Containment

The crate also allows for containment checks for every topological structure. They work by ray casting and checking the normal at the intersection with the boundary. This also works for edge cases when the casted ray hits a corner.

This works for various faces. Red means outside, green means inside, blue means on the edge, and gray means on the corner.

And also for various volumes.

TODO: Add images

Why cant we just count the intersections?

Imagine we are at a corner of a contour. We want to check if a point is inside or outside the contour. We can do this by drawing a line from the point to the corner (ray). If the line crosses the contour an odd number of times, the point is inside the contour. If the line crosses the contour an even number of times, the point is outside the contour.

However, this method is not perfect. If we pass through a corner, the method might miscount the number of intersections. So we have to make sure we do not pass through a corner.

Alternatifly, we can also take a look at the direction of the closest intersection. If we normalize -ray, -tangent_1 and tangent_2, if -ray is on the top side of the green dashed line, we know it comes from inside. We can also create a coordinate system (red lines and normal) and check its handedness.

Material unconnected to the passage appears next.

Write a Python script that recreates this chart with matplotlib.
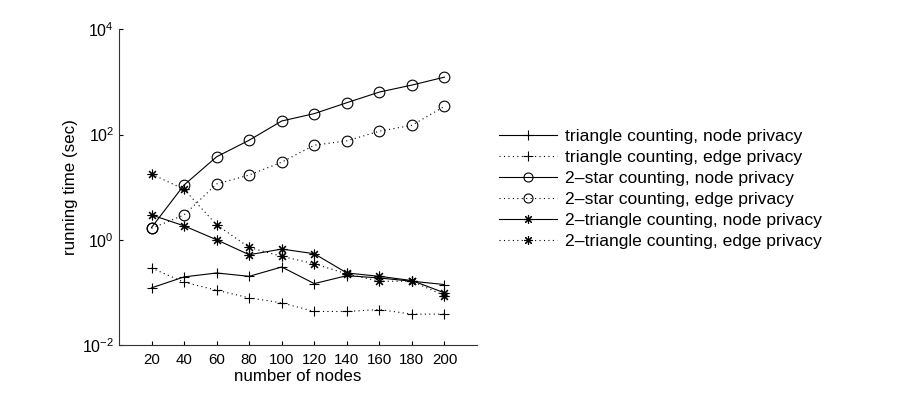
import matplotlib
matplotlib.use("Agg")
import matplotlib.pyplot as plt

plt.rcParams['font.family'] = ['Liberation Sans', 'DejaVu Sans']
plt.rcParams['mathtext.fontset'] = 'custom'
plt.rcParams['mathtext.rm'] = 'Liberation Sans'
plt.rcParams['mathtext.it'] = 'Liberation Sans:italic'
plt.rcParams['mathtext.bf'] = 'Liberation Sans:bold'

nodes = [20, 40, 60, 80, 100, 120, 140, 160, 180, 200]
tri_node = [0.122, 0.197, 0.234, 0.202, 0.304, 0.147, 0.208, 0.188, 0.163, 0.141]
tri_edge = [0.291, 0.156, 0.110, 0.0787, 0.0633, 0.0434, 0.0434, 0.0473, 0.0386, 0.0386]
star_node = [1.71, 11.0, 37.8, 78.1, 181, 250, 403, 642, 872, 1234]
star_edge = [1.65, 2.97, 11.5, 17.0, 29.9, 62.8, 75.9, 116, 150, 344]
tri2_node = [2.97, 1.84, 1.0, 0.52, 0.666, 0.543, 0.234, 0.202, 0.168, 0.098]
tri2_edge = [17.8, 9.1, 1.92, 0.716, 0.484, 0.351, 0.224, 0.163, 0.163, 0.087]
labels = ["triangle counting, node privacy", "triangle counting, edge privacy",
          "2\u2013star counting, node privacy", "2\u2013star counting, edge privacy",
          "2\u2013triangle counting, node privacy", "2\u2013triangle counting, edge privacy"]

fig = plt.figure(figsize=(9.13, 3.93), dpi=100)
ax = fig.add_axes([0.1303, 0.1221, 0.3922, 0.8033])

dot = (0, (1, 3))
ast = (8, 2, 0)
series = [
    (tri_node, '-', '+', 7.5),
    (tri_edge, dot, '+', 7.5),
    (star_node, '-', 'o', 7.7),
    (star_edge, dot, 'o', 7.7),
    (tri2_node, '-', ast, 7),
    (tri2_edge, dot, ast, 7),
]
for (vals, ls, mk, ms), lab in zip(series, labels):
    ax.plot(nodes, vals, color='black', linestyle=ls, linewidth=0.8,
            marker=mk, markersize=ms, markerfacecolor='none',
            markeredgecolor='black', markeredgewidth=0.8, label=lab)

ax.set_yscale('log')
ax.set_ylim(1e-2, 1e4)
ax.set_xlim(0, 220)
ax.set_xticks(nodes)
ax.set_yticks([1e-2, 1e0, 1e2, 1e4])
ax.minorticks_off()
ax.tick_params(axis='both', direction='in', length=3, labelsize=10.8, width=0.8)
ax.tick_params(axis='x', pad=6)
ax.tick_params(axis='y', labelsize=11.5)
for sp in ('left', 'bottom'):
    ax.spines[sp].set_linewidth(0.8)
    ax.spines[sp].set_color('#333333')
ax.spines['top'].set_visible(False)
ax.spines['right'].set_visible(False)
ax.set_xlabel("number of nodes", fontsize=12.2, labelpad=1)
ax.set_ylabel("running time (sec)", fontsize=12.2, labelpad=3)

leg = fig.legend(loc='center left', bbox_to_anchor=(0.5296, 0.520), frameon=False,
                 fontsize=12.6, handlelength=3.3, handletextpad=0.45, labelspacing=0.33)
for h in leg.legend_handles:
    h.set_markersize(6.5)

fig.savefig("out.png", dpi=100)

It switches handed ness when -ray is crossing the contour. This is a more robust method, fully deterministic and deals with the edge case.

A common idea is also to check the normals. If the ray is \(n \cdot d\) is positive for both normals \(n\) and the direction of the ray \(d\), we know we are inside the contour. This is true. But depending on if it is a concave or convex corner, it is sufficient that one of the dot products is positive (area 2 and 4), or both have to be positive (area 1).

Three dimensional case

Same idea. If the coordinate system changes handedness, we know we are inside the corner.